▸ **The exercise**:
Begin with the first line below and retype each line exactly through the line containing "const ref = useRef<SVGSVGElement". Any pictures are to be left out.

▸ **Collected data**:
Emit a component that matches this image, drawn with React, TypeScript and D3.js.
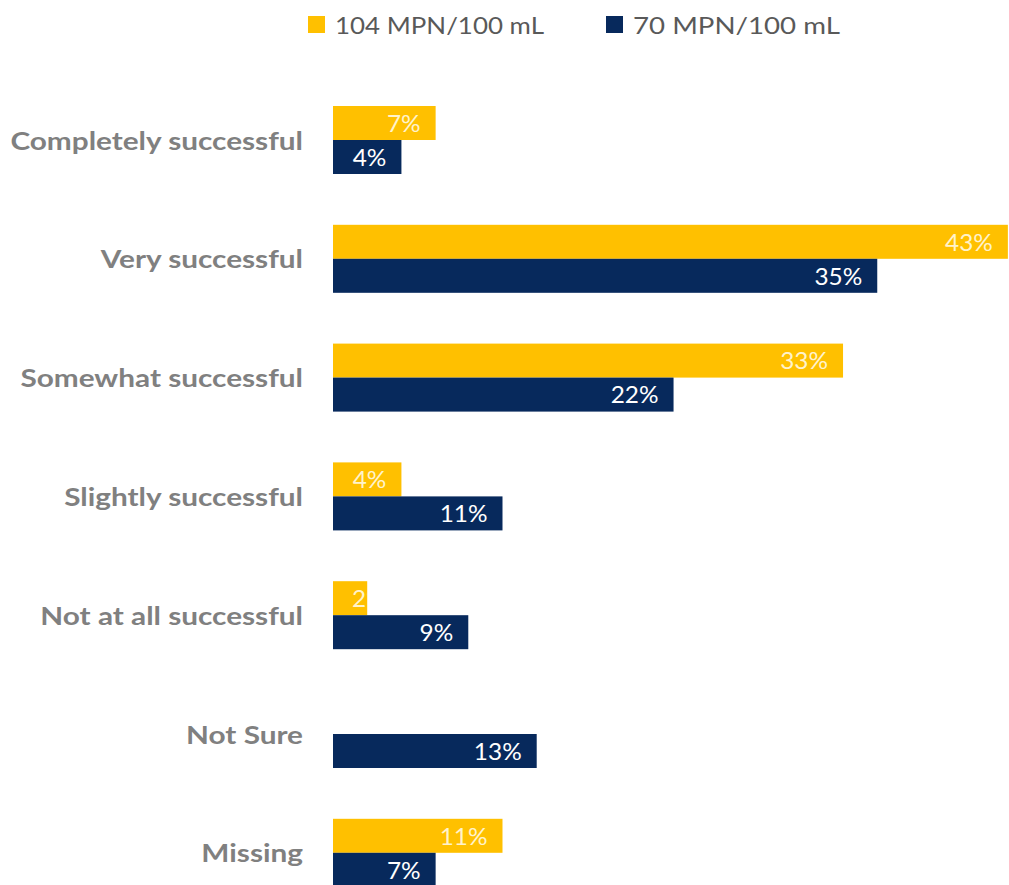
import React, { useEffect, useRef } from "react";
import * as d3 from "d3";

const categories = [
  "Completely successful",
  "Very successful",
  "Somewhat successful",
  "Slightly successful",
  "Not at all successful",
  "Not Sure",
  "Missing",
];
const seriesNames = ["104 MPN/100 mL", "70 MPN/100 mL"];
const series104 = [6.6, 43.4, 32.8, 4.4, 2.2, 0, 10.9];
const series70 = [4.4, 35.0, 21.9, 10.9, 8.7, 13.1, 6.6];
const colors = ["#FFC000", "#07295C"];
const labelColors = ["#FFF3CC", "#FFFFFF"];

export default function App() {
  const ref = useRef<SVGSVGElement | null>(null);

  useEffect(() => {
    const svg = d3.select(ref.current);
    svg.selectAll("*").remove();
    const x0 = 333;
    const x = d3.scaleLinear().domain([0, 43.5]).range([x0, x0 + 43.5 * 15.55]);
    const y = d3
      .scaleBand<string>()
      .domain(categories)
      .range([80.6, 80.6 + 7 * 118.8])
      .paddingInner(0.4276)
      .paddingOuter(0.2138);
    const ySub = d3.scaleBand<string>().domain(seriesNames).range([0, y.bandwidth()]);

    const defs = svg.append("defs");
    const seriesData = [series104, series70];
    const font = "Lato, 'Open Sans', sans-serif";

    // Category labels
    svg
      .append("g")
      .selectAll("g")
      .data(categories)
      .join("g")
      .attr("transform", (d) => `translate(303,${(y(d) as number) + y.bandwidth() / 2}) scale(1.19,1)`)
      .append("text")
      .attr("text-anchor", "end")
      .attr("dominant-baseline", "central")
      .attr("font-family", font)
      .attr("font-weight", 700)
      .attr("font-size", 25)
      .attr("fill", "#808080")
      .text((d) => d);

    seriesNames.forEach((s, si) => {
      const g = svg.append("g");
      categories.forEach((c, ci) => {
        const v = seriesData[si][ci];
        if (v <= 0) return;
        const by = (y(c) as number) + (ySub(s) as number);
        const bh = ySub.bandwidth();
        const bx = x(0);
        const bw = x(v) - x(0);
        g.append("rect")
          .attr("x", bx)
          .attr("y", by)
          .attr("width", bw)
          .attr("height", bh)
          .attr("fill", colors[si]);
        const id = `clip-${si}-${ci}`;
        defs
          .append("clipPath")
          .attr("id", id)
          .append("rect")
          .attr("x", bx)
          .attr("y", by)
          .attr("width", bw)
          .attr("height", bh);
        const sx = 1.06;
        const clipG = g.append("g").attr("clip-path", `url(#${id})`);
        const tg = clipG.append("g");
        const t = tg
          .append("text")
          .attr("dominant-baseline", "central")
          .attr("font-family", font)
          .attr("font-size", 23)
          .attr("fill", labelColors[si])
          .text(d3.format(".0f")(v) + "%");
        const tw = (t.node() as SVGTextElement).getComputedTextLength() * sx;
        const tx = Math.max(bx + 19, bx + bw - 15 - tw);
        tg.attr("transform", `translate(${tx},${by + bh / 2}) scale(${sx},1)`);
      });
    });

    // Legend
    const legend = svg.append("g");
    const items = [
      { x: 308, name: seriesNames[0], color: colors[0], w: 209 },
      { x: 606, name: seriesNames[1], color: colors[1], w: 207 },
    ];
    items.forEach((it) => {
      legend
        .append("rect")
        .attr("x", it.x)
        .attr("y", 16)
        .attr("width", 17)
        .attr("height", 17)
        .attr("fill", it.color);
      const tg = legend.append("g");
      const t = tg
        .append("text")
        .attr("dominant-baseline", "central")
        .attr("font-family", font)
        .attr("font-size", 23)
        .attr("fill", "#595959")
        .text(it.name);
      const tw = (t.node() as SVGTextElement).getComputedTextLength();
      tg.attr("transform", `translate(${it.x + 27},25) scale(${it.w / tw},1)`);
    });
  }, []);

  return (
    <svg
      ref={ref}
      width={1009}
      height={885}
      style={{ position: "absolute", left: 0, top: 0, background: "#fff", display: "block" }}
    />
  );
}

▸ **Response**:
Emit a component that matches this image, drawn with React, TypeScript and D3.js.
import React, { useEffect, useRef } from "react";
import * as d3 from "d3";

const categories = [
  "Completely successful",
  "Very successful",
  "Somewhat successful",
  "Slightly successful",
  "Not at all successful",
  "Not Sure",
  "Missing",
];
const seriesNames = ["104 MPN/100 mL", "70 MPN/100 mL"];
const series104 = [6.6, 43.4, 32.8, 4.4, 2.2, 0, 10.9];
const series70 = [4.4, 35.0, 21.9, 10.9, 8.7, 13.1, 6.6];
const colors = ["#FFC000", "#07295C"];
const labelColors = ["#FFF3CC", "#FFFFFF"];

export default function App() {
  const ref = useRef<SVGSVGElement | null>(null);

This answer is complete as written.